● **TASK DESCRIPTION**
From the first line of the listing below to the line with "import plotly.graph_objects as go", print each line exactly, and nothing more. Leave out the pictures.
* * * * * * * * *
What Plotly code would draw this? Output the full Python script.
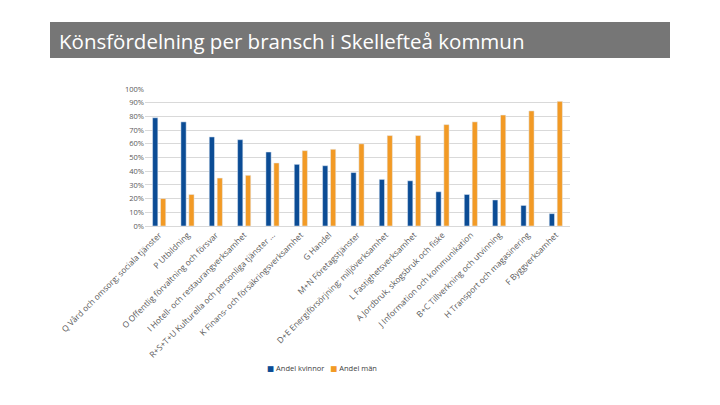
import plotly.graph_objects as go

categories = [
    "Q Vård och omsorg; sociala tjänster",
    "P Utbildning",
    "O Offentlig förvaltning och försvar",
    "I Hotell- och restaurangverksamhet",
    "R+S+T+U Kulturella och personliga tjänster ...",
    "K Finans- och försäkringsverksamhet",
    "G Handel",
    "M+N Företagstjänster",
    "D+E Energiförsörjning; miljöverksamhet",
    "L Fastighetsverksamhet",
    "A Jordbruk, skogsbruk och fiske",
    "J Information och kommunikation",
    "B+C Tillverkning och utvinning",
    "H Transport och magasinering",
    "F Byggverksamhet",
]
andel_kvinnor = [0.79, 0.76, 0.65, 0.63, 0.54, 0.45, 0.44, 0.39, 0.34, 0.33, 0.25, 0.23, 0.19, 0.15, 0.09]
andel_man = [0.20, 0.23, 0.35, 0.37, 0.46, 0.55, 0.56, 0.60, 0.66, 0.66, 0.74, 0.76, 0.81, 0.84, 0.91]
y_ticks = [i / 10 for i in range(11)]
series_names = ["Andel kvinnor", "Andel män"]
series_colors = ["#0B4C95", "#F29A25"]

fig = go.Figure()
fig.add_trace(go.Bar(x=categories, y=andel_kvinnor, name=series_names[0], marker_color=series_colors[0], showlegend=False))
fig.add_trace(go.Bar(x=categories, y=andel_man, name=series_names[1], marker_color=series_colors[1], showlegend=False))

L, R, T, B = 145, 150, 89, 179
W, H = 720, 405
pw, ph = W - L - R, H - T - B

def px(x):
    return (x - L) / pw

def py(y):
    return (H - B - y) / ph

legend_text = "&nbsp;&nbsp;&nbsp;".join(
    f'<span style="color:{c}">■</span>&nbsp;{n}' for n, c in zip(series_names, series_colors)
)

fig.update_layout(
    width=W, height=H,
    margin=dict(l=L, r=R, t=T, b=B),
    paper_bgcolor="white", plot_bgcolor="white",
    barmode="group", bargap=0.44, bargroupgap=0.34,
    font=dict(family="Open Sans, DejaVu Sans, sans-serif", size=7, color="#595959"),
    shapes=[dict(type="rect", xref="paper", yref="paper",
                 x0=px(50), x1=px(670), y0=py(58), y1=py(22),
                 fillcolor="#767676", line=dict(width=0), layer="below")],
    annotations=[
        dict(text="Könsfördelning per bransch i Skellefteå kommun",
             xref="paper", yref="paper", x=px(57), y=py(41),
             xanchor="left", yanchor="middle", showarrow=False,
             font=dict(family="Open Sans, DejaVu Sans, sans-serif", size=20.5, color="white")),
        dict(text=legend_text, xref="paper", yref="paper", x=px(322), y=py(368),
             xanchor="center", yanchor="middle", showarrow=False,
             font=dict(size=7.5, color="#404040")),
    ],
)
fig.update_yaxes(range=[0, 1.0], tickvals=y_ticks, tickformat=".0%",
                 showgrid=True, gridcolor="#D9D9D9", gridwidth=1, zeroline=False,
                 showline=False, ticks="", tickfont=dict(size=7.5, color="#595959"))
fig.update_xaxes(tickangle=-45, showline=True, linecolor="#D9D9D9", ticks="",
                 tickfont=dict(size=8.3, color="#595959"))

fig.write_html("out.html")
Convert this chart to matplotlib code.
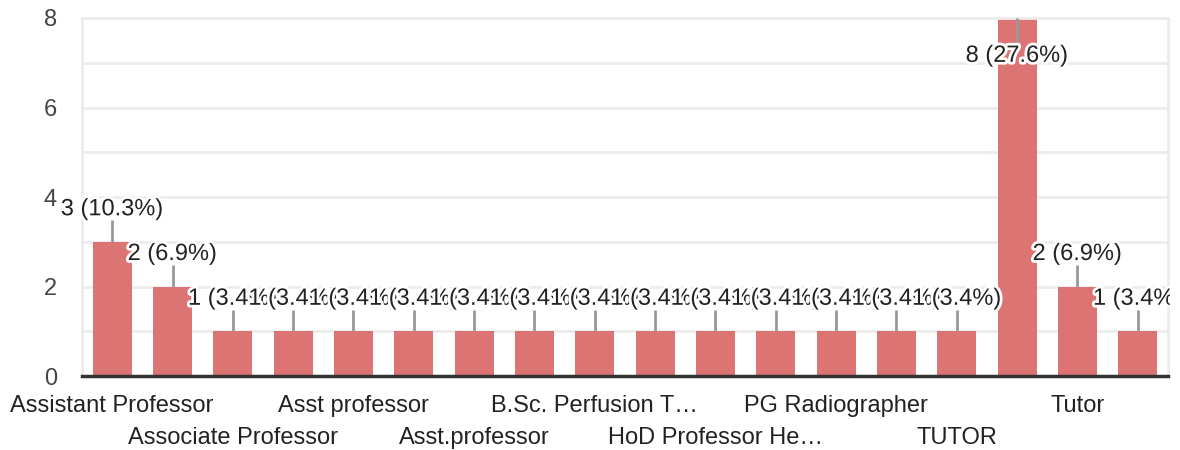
import matplotlib.pyplot as plt
import matplotlib.patheffects as pe
from matplotlib.ticker import MultipleLocator
from matplotlib.transforms import Bbox

plt.rcParams["font.family"] = ["Liberation Sans", "DejaVu Sans"]

# counts per answer, in the order shown
counts = [3, 2, 1, 1, 1, 1, 1, 1, 1, 1, 1, 1, 1, 1, 1, 8, 2, 1]
# only every other category name is visible on the axis
tick_labels = ["Assistant Professor", "Associate Professor", "Asst professor",
               "Asst.professor", "B.Sc. Perfusion T…", "HoD Professor He…",
               "PG Radiographer", "TUTOR", "Tutor"]
y_ticks = [0, 2, 4, 6, 8]

total = sum(counts)
bar_color = "#dd7474"
grid_color = "#ececec"
fs = 17

fig = plt.figure(figsize=(11.8, 4.5), dpi=100)
ax = fig.add_axes([0.0695, 0.1644, 0.9203, 0.7956])

x = list(range(len(counts)))
ax.bar(x, counts, width=0.65, color=bar_color, zorder=2)

ax.set_xlim(-0.5, len(counts) - 0.5)
ax.set_ylim(0, max(y_ticks))
ax.yaxis.set_minor_locator(MultipleLocator(1))
ax.set_yticks(y_ticks)
ax.grid(axis="y", which="both", color=grid_color, lw=2, zorder=0)
ax.tick_params(axis="y", which="both", length=0, pad=18,
               labelsize=fs, labelcolor="#444444")

for s in ["left", "right", "top"]:
    ax.spines[s].set_color(grid_color)
    ax.spines[s].set_linewidth(2)
ax.spines["bottom"].set_color("#333333")
ax.spines["bottom"].set_linewidth(2.5)
ax.spines["bottom"].set_zorder(4)

# labels under every second bar, alternating between two rows
pos = list(range(0, len(counts), 2))
labs = [t if i % 2 == 0 else "\n" + t for i, t in enumerate(tick_labels)]
ax.set_xticks(pos)
ax.set_xticklabels(labs, fontsize=fs, color="#222222", linespacing=1.55)
ax.tick_params(axis="x", length=0, pad=14)

# value labels cut off near the right edge, like the original chart
clip = Bbox.from_extents(0, 0, 1170, 450)

# value labels with leader lines, drawn left to right so later ones sit on top
halo = [pe.withStroke(linewidth=4, foreground="white")]
for i, v in enumerate(counts):
    txt = f"{v} ({v / total * 100:.1f}%)"
    if v >= max(y_ticks):
        ax.vlines(i, v - 0.6, v, color="#999999", lw=2, zorder=3)
        t = ax.text(i, v - 0.6, txt, ha="center", va="top", fontsize=fs,
                    color="#222222", path_effects=halo, zorder=5 + i)
    else:
        ax.vlines(i, v, v + 0.48, color="#999999", lw=2, zorder=3)
        t = ax.text(i, v + 0.48, txt, ha="center", va="bottom", fontsize=fs,
                    color="#222222", path_effects=halo, zorder=5 + i)
    t.set_clip_box(clip)
    t.set_clip_on(True)

fig.savefig("out.png", dpi=100)
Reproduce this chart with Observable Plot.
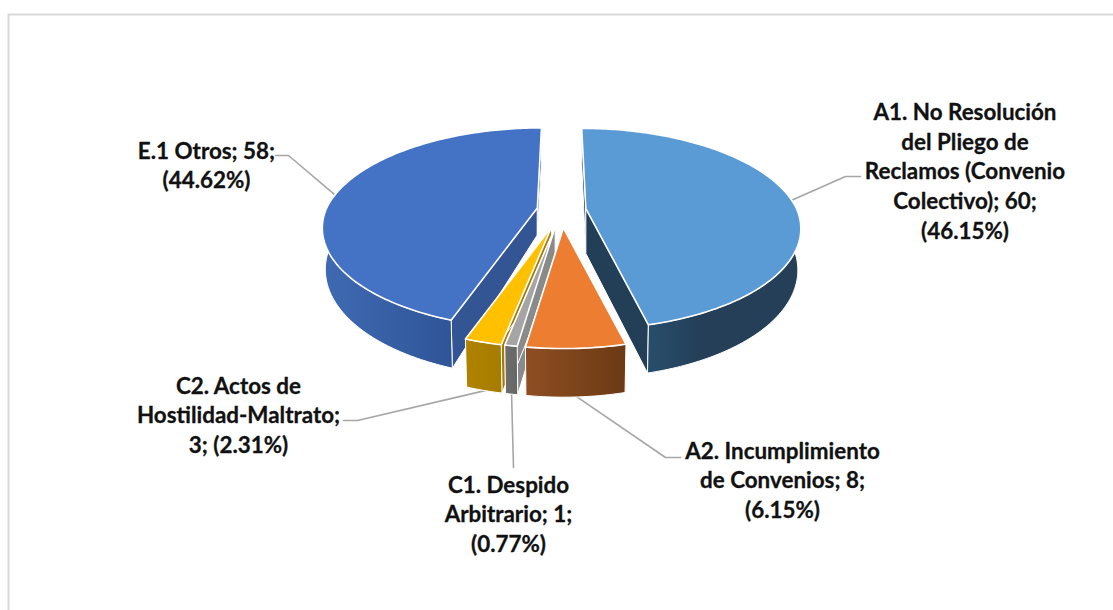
<!DOCTYPE html>
<html><head><meta charset="utf-8">
<script src="https://cdn.jsdelivr.net/npm/d3@7"></script>
<script src="https://cdn.jsdelivr.net/npm/@observablehq/plot@0.6"></script>
<style>html,body{margin:0;padding:0;background:#fff}svg{display:block}</style>
</head><body><div id="chart"></div>
<script>
const categories = ["A1. No Resolución del Pliego de Reclamos (Convenio Colectivo)", "A2. Incumplimiento de Convenios", "C1. Despido Arbitrario", "C2. Actos de Hostilidad-Maltrato", "E.1 Otros"];
const counts = [60, 8, 1, 3, 58];
const percents = ["46.15%", "6.15%", "0.77%", "2.31%", "44.62%"];
const labelLines = [
  ["A1. No Resolución", "del Pliego de", "Reclamos (Convenio", "Colectivo); 60;", "(46.15%)"],
  ["A2. Incumplimiento", "de Convenios; 8;", "(6.15%)"],
  ["C1. Despido", "Arbitrario; 1;", "(0.77%)"],
  ["C2. Actos de", "Hostilidad-Maltrato;", "3; (2.31%)"],
  ["E.1 Otros; 58;", "(44.62%)"]
];
const topColors = ["#5b9bd5", "#ed7d31", "#a5a5a5", "#ffc000", "#4472c4"];
const explode = [0.114, 0.18, 0.175, 0.175, 0.114];
const apexDepth = [45, 45, 45, 45, 27];
const drawOrder = [4, 0, 3, 2, 1];
const edgeColors = ["#233f57", "#7a4219", "#8a8a8a", "#a67c00", "#335593"];
const labelAnchors = [[964.5, 169.5], [782, 478.5], [508, 512.5], [238, 413.5], [206, 163.5]];
const leaderElbows = [[[860, 176], [845, 176]], [[680, 457], [665, 457]], [[513, 467]], [[343, 420], [357, 420]], [[275, 155], [288, 155]]];
const leaderAngles = [85, 177, 189.7, 195, 278];

const W = 1113, H = 610;
const top3d = {cx: 561, cy: 229.5, rx: 215, ry: 100.5, s: 0.2};
const bot3d = {cx: 561, cy: 271, rx: 212, ry: 107.6, s: 0.2};
function project(p, u, v) {
  const d = 1 - p.s * v;
  return [p.cx + p.rx * u * Math.sqrt(1 - p.s * p.s) / d, p.cy + p.ry * (v - p.s) / d];
}
const total = d3.sum(counts);
let acc = 0;
const slices = counts.map((c, i) => {
  const a0 = acc / total * 360; acc += c; const a1 = acc / total * 360;
  const mid = (a0 + a1) / 2 * Math.PI / 180;
  return {i, a0, a1, ex: explode[i] * Math.sin(mid), ey: -explode[i] * Math.cos(mid)};
});
// Plane point (u, v) of an exploded slice; the shift shrinks toward the far edge.
const placed = (p, s, u, v) => {
  const [x, y] = project(p, u, v);
  const f = v < 0 ? 1 + 0.17 * v : 1;
  return [x + s.ex * top3d.rx * f, y + s.ey * top3d.ry * f];
};
const rimPoint = (p, s, deg) => {
  const r = deg * Math.PI / 180;
  return placed(p, s, Math.sin(r), -Math.cos(r));
};
const arc = (p, s, a0, a1) => {
  const n = Math.max(2, Math.ceil(Math.abs(a1 - a0)));
  return d3.range(n + 1).map(k => rimPoint(p, s, a0 + (a1 - a0) * k / n));
};
const closed = pts => [...pts, pts[0]];
const face = (pts, fill, sw = 1.6) => Plot.line(closed(pts), {x: d => d[0], y: d => d[1], fill, stroke: "#ffffff", strokeWidth: sw, curve: "linear"});

const marks = [];
marks.push(() => {
  const ns = "http://www.w3.org/2000/svg";
  const defs = document.createElementNS(ns, "defs");
  const grads = [
    ["g0", [[0, "#284e6d"], [0.35, "#243f57"], [1, "#243f57"]]],
    ["g1", [[0, "#8f4e22"], [1, "#6b3a14"]]],
    ["g2", [[0, "#6e6e6e"], [1, "#666666"]]],
    ["g3", [[0, "#b08300"], [1, "#a67c00"]]],
    ["g4", [[0, "#3f6ab3"], [1, "#2f5597"]]]
  ];
  for (const [id, stops] of grads) {
    const g = document.createElementNS(ns, "linearGradient");
    g.setAttribute("id", id);
    stops.forEach(([o, c]) => {
      const st = document.createElementNS(ns, "stop");
      st.setAttribute("offset", o); st.setAttribute("stop-color", c); g.appendChild(st);
    });
    defs.appendChild(g);
  }
  return defs;
});
// frame
marks.push(Plot.line([[8, 610], [8, 14], [1113, 14]], {x: d => d[0], y: d => d[1], stroke: "#d9d9d9", strokeWidth: 2}));
// leaders
slices.forEach((s, i) => {
  const start = rimPoint(i === 0 || i === 4 ? top3d : bot3d, s, leaderAngles[i]);
  const tail = leaderElbows[i].slice().reverse();
  marks.push(Plot.line([start, ...tail], {x: d => d[0], y: d => d[1], stroke: "#a6a6a6", strokeWidth: 1.6}));
});
// slices back to front
for (const i of drawOrder) {
  const s = slices[i];
  const apexT = placed(top3d, s, 0, 0);
  const apexB = [apexT[0], apexT[1] + apexDepth[i]];
  marks.push(face([apexT, rimPoint(top3d, s, s.a0), rimPoint(bot3d, s, s.a0), apexB], edgeColors[i], 1));
  marks.push(face([apexT, rimPoint(top3d, s, s.a1), rimPoint(bot3d, s, s.a1), apexB], edgeColors[i], 1));
  const wallA0 = i === 0 ? 82 : s.a0;
  const wallA1 = i === 4 ? 278 : s.a1;
  marks.push(face([...arc(top3d, s, wallA0, wallA1), ...arc(bot3d, s, wallA1, wallA0)], `url(#g${i})`, 1));
  marks.push(face([apexT, ...arc(top3d, s, s.a0, s.a1)], topColors[i]));
}
// labels
labelLines.forEach((lines, i) => {
  marks.push(Plot.text([lines.join("\n")], {
    x: () => labelAnchors[i][0], y: () => labelAnchors[i][1], text: d => d,
    fontSize: 22.4, fontWeight: 700, fontFamily: "Lato", fill: "#111111", stroke: "#111111", strokeWidth: 0.3,
    textAnchor: "middle", lineAnchor: "middle", lineHeight: 1.32
  }));
});
const chart = Plot.plot({
  width: W, height: H, margin: 0,
  x: {domain: [0, W], range: [0, W], axis: null},
  y: {domain: [0, H], range: [0, H], axis: null},
  style: {background: "#ffffff"},
  marks
});
document.getElementById("chart").appendChild(chart);
</script></body></html>
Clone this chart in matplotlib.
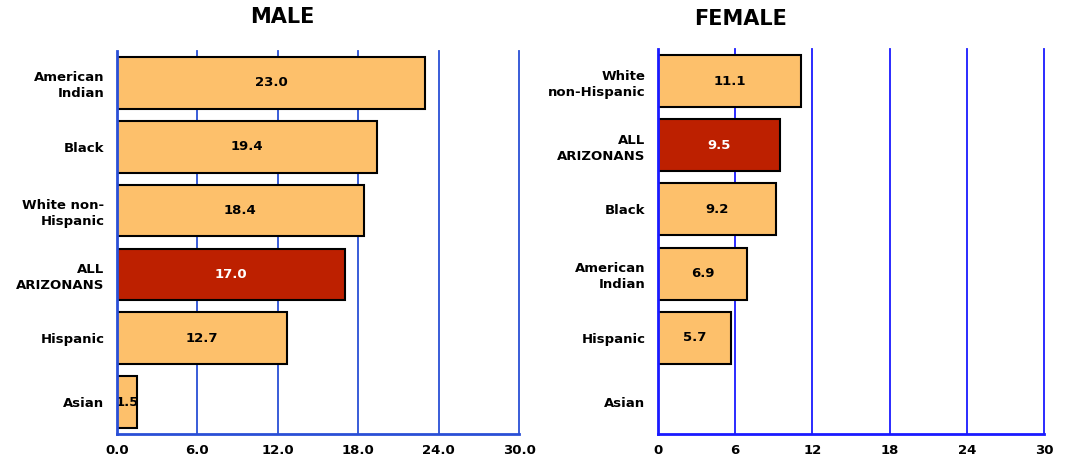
import matplotlib
matplotlib.use("Agg")
import matplotlib.pyplot as plt
import numpy as np

# Rates by race/ethnicity, ordered top to bottom as drawn
male_groups = ["American\nIndian", "Black", "White non-\nHispanic", "ALL\nARIZONANS", "Hispanic", "Asian"]
male_values = [23.0, 19.4, 18.4, 17.0, 12.7, 1.5]
male_ticks = ["0.0", "6.0", "12.0", "18.0", "24.0", "30.0"]

female_groups = ["White\nnon-Hispanic", "ALL\nARIZONANS", "Black", "American\nIndian", "Hispanic", "Asian"]
female_values = [11.1, 9.5, 9.2, 6.9, 5.7, None]
female_ticks = ["0", "6", "12", "18", "24", "30"]

tick_values = [0, 6, 12, 18, 24, 30]

ORANGE = "#FDC06B"
RED = "#BD2000"

plt.rcParams["font.family"] = ["DejaVu Sans"]
plt.rcParams["font.weight"] = "bold"

fig = plt.figure(figsize=(10.70, 4.61), dpi=100)


def draw_panel(rect, title, groups, values, ticks, grid_color, title_xy):
    ax = fig.add_axes(rect)
    n = len(groups)
    ypos = np.arange(n)
    for y, v, g in zip(ypos, values, groups):
        if v is None:
            continue
        is_total = g.startswith("ALL")
        ax.barh(y, v, height=0.81, color=RED if is_total else ORANGE,
                edgecolor="black", linewidth=1.5, zorder=3)
        ax.text(v / 2, y, f"{v:.1f}", ha="center", va="center",
                fontsize=9.5, fontweight="bold",
                color="white" if is_total else "black", zorder=4)
    ax.set_xlim(0, 30)
    ax.set_ylim(n - 0.5, -0.5)
    ax.set_yticks(ypos)
    ax.set_yticklabels(groups, fontsize=9.5, fontweight="bold",
                       linespacing=1.3, ha="right")
    ax.set_xticks(tick_values)
    ax.set_xticklabels(ticks, fontsize=9.5, fontweight="bold")
    ax.tick_params(axis="y", length=0, pad=9)
    ax.tick_params(axis="x", length=0, pad=7)
    for v in tick_values[1:]:
        ax.axvline(v, color=grid_color, linewidth=1.3, zorder=1, clip_on=False)
    for side in ("top", "right"):
        ax.spines[side].set_visible(False)
    for side in ("left", "bottom"):
        ax.spines[side].set_color(grid_color)
        ax.spines[side].set_linewidth(2)
        ax.spines[side].set_zorder(5)
    fig.text(title_xy[0] / 1070, 1 - title_xy[1] / 461, title,
             ha="center", va="center", fontsize=15, fontweight="bold")
    return ax


draw_panel([117 / 1070, 1 - 434 / 461, 402 / 1070, 383 / 461],
           "MALE", male_groups, male_values, male_ticks, "#2a4fd6", (282, 17))
draw_panel([658 / 1070, 1 - 434 / 461, 386 / 1070, 385 / 461],
           "FEMALE", female_groups, female_values, female_ticks, "#1a1aff", (741, 19))

fig.savefig("out.png", dpi=100)
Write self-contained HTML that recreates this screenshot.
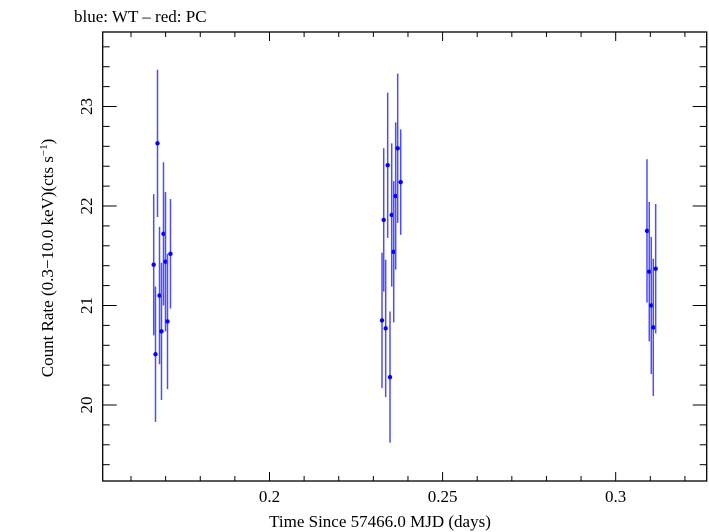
<!DOCTYPE html>
<html><head><meta charset="utf-8"><style>
html,body{margin:0;padding:0;background:#fff;}
svg{display:block;font-family:"Liberation Serif",serif;}
</style></head><body>
<svg id="chart" width="709" height="532" viewBox="0 0 709 532" xmlns="http://www.w3.org/2000/svg">
<text x="74" y="22" font-size="17">blue: WT – red: PC</text>
<rect x="102.7" y="32" width="604" height="449" fill="none" stroke="#000" stroke-width="1.3"/>
<g id="ticks"></g>
<g id="series"></g>
<text x="380" y="527" font-size="17" text-anchor="middle">Time Since 57466.0 MJD (days)</text>
<text transform="translate(53,258) rotate(-90)" font-size="17" text-anchor="middle">Count Rate (0.3−10.0 keV)(cts s<tspan dy="-6" font-size="11">−1</tspan><tspan dy="6">)</tspan></text>
</svg>
<script>
const times = [0.16655,0.16707,0.16765,0.16823,0.16880,0.16938,0.16996,0.17054,0.17140,
  0.23250,0.23299,0.23356,0.23414,0.23481,0.23530,0.23588,0.23645,0.23703,0.23790,
  0.30904,0.30970,0.31028,0.31086,0.31155];
const rates = [21.41,20.51,22.63,21.10,20.74,21.72,21.44,20.84,21.52,
  20.85,21.86,20.77,22.41,20.28,21.91,21.54,22.10,22.58,22.24,
  21.75,21.34,21.00,20.78,21.37];
const errs = [0.71,0.68,0.74,0.69,0.69,0.72,0.70,0.68,0.55,
  0.68,0.72,0.69,0.73,0.66,0.72,0.71,0.74,0.75,0.53,
  0.72,0.70,0.69,0.69,0.65];
const xMajor = [0.2,0.25,0.3];
const xLabels = ["0.2","0.25","0.3"];
const yMajor = [20,21,22,23];
const yLabels = ["20","21","22","23"];
const L=102.7,R=706.7,T=32,B=481;
const x0=0.15182,x1=0.32629,y0=19.236,y1=23.749;
const sx=v=>L+(v-x0)/(x1-x0)*(R-L);
const sy=v=>B-(v-y0)/(y1-y0)*(B-T);
const NS="http://www.w3.org/2000/svg";
const tg=document.getElementById('ticks'), sg=document.getElementById('series'), svg=document.getElementById('chart');
function ln(p,a,b,c,d,col,w){const e=document.createElementNS(NS,'line');e.setAttribute('x1',a);e.setAttribute('y1',b);e.setAttribute('x2',c);e.setAttribute('y2',d);e.setAttribute('stroke',col);e.setAttribute('stroke-width',w);p.appendChild(e);return e;}
for(let i=16;i<=32;i++){const v=i/100;const big=Math.abs(v*20-Math.round(v*20))<1e-6;const len=big?9:5;const X=sx(v);
  let e=ln(tg,X,B,X,B-len,'#000',1);
  
  
  e=ln(tg,X,T,X,T+len,'#000',1);
  
  }
for(let i=97;i<=118;i++){const v=i/5;if(v<y0||v>y1)continue;const big=i%5===0;const len=big?14:7;const Y=sy(v);
  let e=ln(tg,L,Y,L+len,Y,'#000',1);
  
  
  e=ln(tg,R,Y,R-len,Y,'#000',1);
  
  }
xMajor.forEach((v,i)=>{const t=document.createElementNS(NS,'text');t.setAttribute('x',sx(v));t.setAttribute('y',502);t.setAttribute('font-size','17');t.setAttribute('text-anchor','middle');t.textContent=xLabels[i];
  
  
  svg.appendChild(t);});
yMajor.forEach((v,i)=>{const t=document.createElementNS(NS,'text');t.setAttribute('transform','translate(92,'+sy(v)+') rotate(-90)');t.setAttribute('font-size','17');t.setAttribute('text-anchor','middle');t.textContent=yLabels[i];
  
  
  svg.appendChild(t);});
times.forEach((t,i)=>{const X=sx(t);
  const e=ln(sg,X,sy(rates[i]+errs[i]),X,sy(rates[i]-errs[i]),'#4d4dff',1.5);
  
  
  const c=document.createElementNS(NS,'circle');c.setAttribute('cx',X);c.setAttribute('cy',sy(rates[i]));c.setAttribute('r',2.2);c.setAttribute('fill','#0000ff');
  
  
  sg.appendChild(c);});
</script>
</body></html>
* * * * * * * * *
● **SOLUTION TO THIS PROBLEM**
What Plotly code would draw this? Output the full Python script.
import plotly.graph_objects as go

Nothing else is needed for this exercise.